>> BEGIN

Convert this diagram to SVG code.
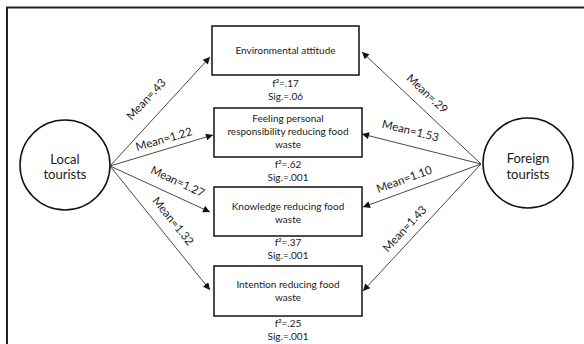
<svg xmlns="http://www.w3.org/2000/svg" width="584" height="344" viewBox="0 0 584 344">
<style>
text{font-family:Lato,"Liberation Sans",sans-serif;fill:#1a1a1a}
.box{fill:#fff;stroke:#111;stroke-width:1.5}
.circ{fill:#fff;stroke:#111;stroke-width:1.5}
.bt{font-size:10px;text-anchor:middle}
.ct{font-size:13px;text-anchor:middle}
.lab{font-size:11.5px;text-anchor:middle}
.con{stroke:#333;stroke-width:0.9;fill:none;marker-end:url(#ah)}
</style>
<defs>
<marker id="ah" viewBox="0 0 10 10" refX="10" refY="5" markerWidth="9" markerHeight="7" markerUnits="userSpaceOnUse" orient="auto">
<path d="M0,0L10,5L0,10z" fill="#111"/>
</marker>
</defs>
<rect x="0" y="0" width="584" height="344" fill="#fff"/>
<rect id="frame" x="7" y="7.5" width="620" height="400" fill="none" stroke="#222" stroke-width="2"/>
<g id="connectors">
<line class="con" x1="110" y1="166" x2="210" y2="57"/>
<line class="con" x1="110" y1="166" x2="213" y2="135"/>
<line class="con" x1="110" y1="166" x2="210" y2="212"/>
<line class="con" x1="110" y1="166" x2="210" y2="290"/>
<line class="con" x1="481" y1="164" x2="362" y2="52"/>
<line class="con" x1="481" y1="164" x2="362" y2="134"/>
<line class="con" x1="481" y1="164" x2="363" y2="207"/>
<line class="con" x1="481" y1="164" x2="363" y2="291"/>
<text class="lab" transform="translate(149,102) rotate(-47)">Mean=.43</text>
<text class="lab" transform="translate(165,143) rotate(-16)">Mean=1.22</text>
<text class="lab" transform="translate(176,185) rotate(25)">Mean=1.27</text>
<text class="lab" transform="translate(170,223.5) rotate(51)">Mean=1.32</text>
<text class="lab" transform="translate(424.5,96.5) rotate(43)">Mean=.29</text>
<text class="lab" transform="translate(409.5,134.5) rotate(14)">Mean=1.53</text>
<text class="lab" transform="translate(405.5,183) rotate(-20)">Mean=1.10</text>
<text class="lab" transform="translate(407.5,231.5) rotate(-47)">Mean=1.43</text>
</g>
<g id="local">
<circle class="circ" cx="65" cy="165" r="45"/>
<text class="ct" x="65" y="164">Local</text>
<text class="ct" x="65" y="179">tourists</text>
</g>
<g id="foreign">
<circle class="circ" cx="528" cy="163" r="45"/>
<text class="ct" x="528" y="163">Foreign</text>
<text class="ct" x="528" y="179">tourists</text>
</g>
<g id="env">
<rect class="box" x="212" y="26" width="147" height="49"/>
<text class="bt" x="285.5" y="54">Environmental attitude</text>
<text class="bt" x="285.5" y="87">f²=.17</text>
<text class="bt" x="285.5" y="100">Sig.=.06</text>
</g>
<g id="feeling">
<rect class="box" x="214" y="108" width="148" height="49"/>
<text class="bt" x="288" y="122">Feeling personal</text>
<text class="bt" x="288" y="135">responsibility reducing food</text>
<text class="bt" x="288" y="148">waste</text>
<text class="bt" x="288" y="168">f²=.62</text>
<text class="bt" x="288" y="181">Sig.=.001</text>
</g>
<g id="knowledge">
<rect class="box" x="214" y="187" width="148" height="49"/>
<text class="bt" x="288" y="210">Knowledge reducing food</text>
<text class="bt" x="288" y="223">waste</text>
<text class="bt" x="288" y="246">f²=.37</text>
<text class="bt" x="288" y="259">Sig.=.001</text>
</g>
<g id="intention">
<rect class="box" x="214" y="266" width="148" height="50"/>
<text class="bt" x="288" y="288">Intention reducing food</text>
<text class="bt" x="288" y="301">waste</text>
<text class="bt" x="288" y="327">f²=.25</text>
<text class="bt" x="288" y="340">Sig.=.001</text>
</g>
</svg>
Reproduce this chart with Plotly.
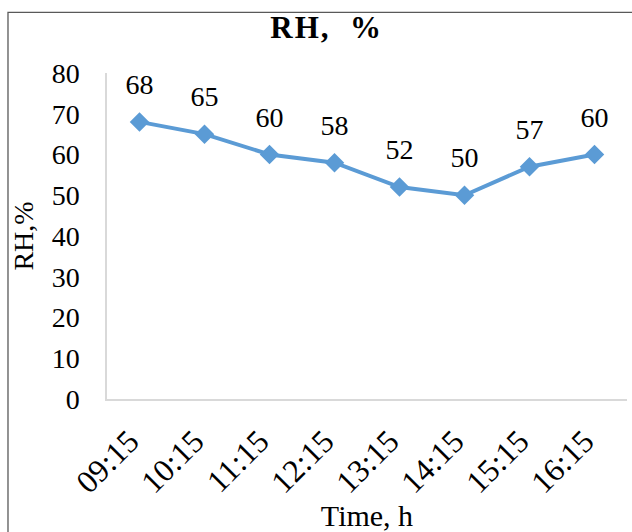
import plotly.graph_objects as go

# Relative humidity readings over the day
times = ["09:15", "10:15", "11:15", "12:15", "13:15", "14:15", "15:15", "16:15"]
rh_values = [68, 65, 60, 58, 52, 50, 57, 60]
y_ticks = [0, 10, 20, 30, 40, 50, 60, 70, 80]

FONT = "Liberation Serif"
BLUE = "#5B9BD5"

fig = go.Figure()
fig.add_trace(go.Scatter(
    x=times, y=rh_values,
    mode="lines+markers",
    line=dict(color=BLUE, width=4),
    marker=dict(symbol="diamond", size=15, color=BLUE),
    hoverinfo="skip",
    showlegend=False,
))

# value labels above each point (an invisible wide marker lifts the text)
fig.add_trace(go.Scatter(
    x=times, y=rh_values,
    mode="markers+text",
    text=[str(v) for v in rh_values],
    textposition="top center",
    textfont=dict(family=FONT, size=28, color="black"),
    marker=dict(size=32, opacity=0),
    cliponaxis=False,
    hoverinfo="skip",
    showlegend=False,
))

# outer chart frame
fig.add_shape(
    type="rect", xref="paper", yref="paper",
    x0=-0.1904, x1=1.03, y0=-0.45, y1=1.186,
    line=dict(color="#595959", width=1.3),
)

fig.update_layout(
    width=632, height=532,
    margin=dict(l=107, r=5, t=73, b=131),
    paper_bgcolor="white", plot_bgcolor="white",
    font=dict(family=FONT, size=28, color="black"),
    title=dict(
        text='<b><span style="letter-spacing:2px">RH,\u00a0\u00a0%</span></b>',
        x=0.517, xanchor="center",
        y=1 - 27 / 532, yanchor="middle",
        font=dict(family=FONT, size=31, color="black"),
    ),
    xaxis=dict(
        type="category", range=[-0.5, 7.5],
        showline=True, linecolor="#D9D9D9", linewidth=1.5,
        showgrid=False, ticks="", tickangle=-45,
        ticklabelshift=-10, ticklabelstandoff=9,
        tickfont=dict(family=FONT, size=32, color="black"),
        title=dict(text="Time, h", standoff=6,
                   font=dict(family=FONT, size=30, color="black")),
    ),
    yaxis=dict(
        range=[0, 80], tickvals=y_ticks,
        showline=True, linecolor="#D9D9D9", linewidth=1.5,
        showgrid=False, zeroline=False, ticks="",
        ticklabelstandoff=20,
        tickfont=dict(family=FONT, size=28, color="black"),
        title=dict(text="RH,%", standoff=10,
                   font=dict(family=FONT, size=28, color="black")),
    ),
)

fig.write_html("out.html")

>> END

__REQUIREMENT__
Write out each entry exactly as given, omitting any picture.

__SOLUTION TO THIS EXERCISE__
Convert this diagram to SVG code.
<svg xmlns="http://www.w3.org/2000/svg" width="584" height="344" viewBox="0 0 584 344">
<style>
text{font-family:Lato,"Liberation Sans",sans-serif;fill:#1a1a1a}
.box{fill:#fff;stroke:#111;stroke-width:1.5}
.circ{fill:#fff;stroke:#111;stroke-width:1.5}
.bt{font-size:10px;text-anchor:middle}
.ct{font-size:13px;text-anchor:middle}
.lab{font-size:11.5px;text-anchor:middle}
.con{stroke:#333;stroke-width:0.9;fill:none;marker-end:url(#ah)}
</style>
<defs>
<marker id="ah" viewBox="0 0 10 10" refX="10" refY="5" markerWidth="9" markerHeight="7" markerUnits="userSpaceOnUse" orient="auto">
<path d="M0,0L10,5L0,10z" fill="#111"/>
</marker>
</defs>
<rect x="0" y="0" width="584" height="344" fill="#fff"/>
<rect id="frame" x="7" y="7.5" width="620" height="400" fill="none" stroke="#222" stroke-width="2"/>
<g id="connectors">
<line class="con" x1="110" y1="166" x2="210" y2="57"/>
<line class="con" x1="110" y1="166" x2="213" y2="135"/>
<line class="con" x1="110" y1="166" x2="210" y2="212"/>
<line class="con" x1="110" y1="166" x2="210" y2="290"/>
<line class="con" x1="481" y1="164" x2="362" y2="52"/>
<line class="con" x1="481" y1="164" x2="362" y2="134"/>
<line class="con" x1="481" y1="164" x2="363" y2="207"/>
<line class="con" x1="481" y1="164" x2="363" y2="291"/>
<text class="lab" transform="translate(149,102) rotate(-47)">Mean=.43</text>
<text class="lab" transform="translate(165,143) rotate(-16)">Mean=1.22</text>
<text class="lab" transform="translate(176,185) rotate(25)">Mean=1.27</text>
<text class="lab" transform="translate(170,223.5) rotate(51)">Mean=1.32</text>
<text class="lab" transform="translate(424.5,96.5) rotate(43)">Mean=.29</text>
<text class="lab" transform="translate(409.5,134.5) rotate(14)">Mean=1.53</text>
<text class="lab" transform="translate(405.5,183) rotate(-20)">Mean=1.10</text>
<text class="lab" transform="translate(407.5,231.5) rotate(-47)">Mean=1.43</text>
</g>
<g id="local">
<circle class="circ" cx="65" cy="165" r="45"/>
<text class="ct" x="65" y="164">Local</text>
<text class="ct" x="65" y="179">tourists</text>
</g>
<g id="foreign">
<circle class="circ" cx="528" cy="163" r="45"/>
<text class="ct" x="528" y="163">Foreign</text>
<text class="ct" x="528" y="179">tourists</text>
</g>
<g id="env">
<rect class="box" x="212" y="26" width="147" height="49"/>
<text class="bt" x="285.5" y="54">Environmental attitude</text>
<text class="bt" x="285.5" y="87">f²=.17</text>
<text class="bt" x="285.5" y="100">Sig.=.06</text>
</g>
<g id="feeling">
<rect class="box" x="214" y="108" width="148" height="49"/>
<text class="bt" x="288" y="122">Feeling personal</text>
<text class="bt" x="288" y="135">responsibility reducing food</text>
<text class="bt" x="288" y="148">waste</text>
<text class="bt" x="288" y="168">f²=.62</text>
<text class="bt" x="288" y="181">Sig.=.001</text>
</g>
<g id="knowledge">
<rect class="box" x="214" y="187" width="148" height="49"/>
<text class="bt" x="288" y="210">Knowledge reducing food</text>
<text class="bt" x="288" y="223">waste</text>
<text class="bt" x="288" y="246">f²=.37</text>
<text class="bt" x="288" y="259">Sig.=.001</text>
</g>
<g id="intention">
<rect class="box" x="214" y="266" width="148" height="50"/>
<text class="bt" x="288" y="288">Intention reducing food</text>
<text class="bt" x="288" y="301">waste</text>
<text class="bt" x="288" y="327">f²=.25</text>
<text class="bt" x="288" y="340">Sig.=.001</text>
</g>
</svg>
Reproduce this chart with Plotly.
import plotly.graph_objects as go

# Relative humidity readings over the day
times = ["09:15", "10:15", "11:15", "12:15", "13:15", "14:15", "15:15", "16:15"]
rh_values = [68, 65, 60, 58, 52, 50, 57, 60]
y_ticks = [0, 10, 20, 30, 40, 50, 60, 70, 80]

FONT = "Liberation Serif"
BLUE = "#5B9BD5"

fig = go.Figure()
fig.add_trace(go.Scatter(
    x=times, y=rh_values,
    mode="lines+markers",
    line=dict(color=BLUE, width=4),
    marker=dict(symbol="diamond", size=15, color=BLUE),
    hoverinfo="skip",
    showlegend=False,
))

# value labels above each point (an invisible wide marker lifts the text)
fig.add_trace(go.Scatter(
    x=times, y=rh_values,
    mode="markers+text",
    text=[str(v) for v in rh_values],
    textposition="top center",
    textfont=dict(family=FONT, size=28, color="black"),
    marker=dict(size=32, opacity=0),
    cliponaxis=False,
    hoverinfo="skip",
    showlegend=False,
))

# outer chart frame
fig.add_shape(
    type="rect", xref="paper", yref="paper",
    x0=-0.1904, x1=1.03, y0=-0.45, y1=1.186,
    line=dict(color="#595959", width=1.3),
)

fig.update_layout(
    width=632, height=532,
    margin=dict(l=107, r=5, t=73, b=131),
    paper_bgcolor="white", plot_bgcolor="white",
    font=dict(family=FONT, size=28, color="black"),
    title=dict(
        text='<b><span style="letter-spacing:2px">RH,\u00a0\u00a0%</span></b>',
        x=0.517, xanchor="center",
        y=1 - 27 / 532, yanchor="middle",
        font=dict(family=FONT, size=31, color="black"),
    ),
    xaxis=dict(
        type="category", range=[-0.5, 7.5],
        showline=True, linecolor="#D9D9D9", linewidth=1.5,
        showgrid=False, ticks="", tickangle=-45,
        ticklabelshift=-10, ticklabelstandoff=9,
        tickfont=dict(family=FONT, size=32, color="black"),
        title=dict(text="Time, h", standoff=6,
                   font=dict(family=FONT, size=30, color="black")),
    ),
    yaxis=dict(
        range=[0, 80], tickvals=y_ticks,
        showline=True, linecolor="#D9D9D9", linewidth=1.5,
        showgrid=False, zeroline=False, ticks="",
        ticklabelstandoff=20,
        tickfont=dict(family=FONT, size=28, color="black"),
        title=dict(text="RH,%", standoff=10,
                   font=dict(family=FONT, size=28, color="black")),
    ),
)

fig.write_html("out.html")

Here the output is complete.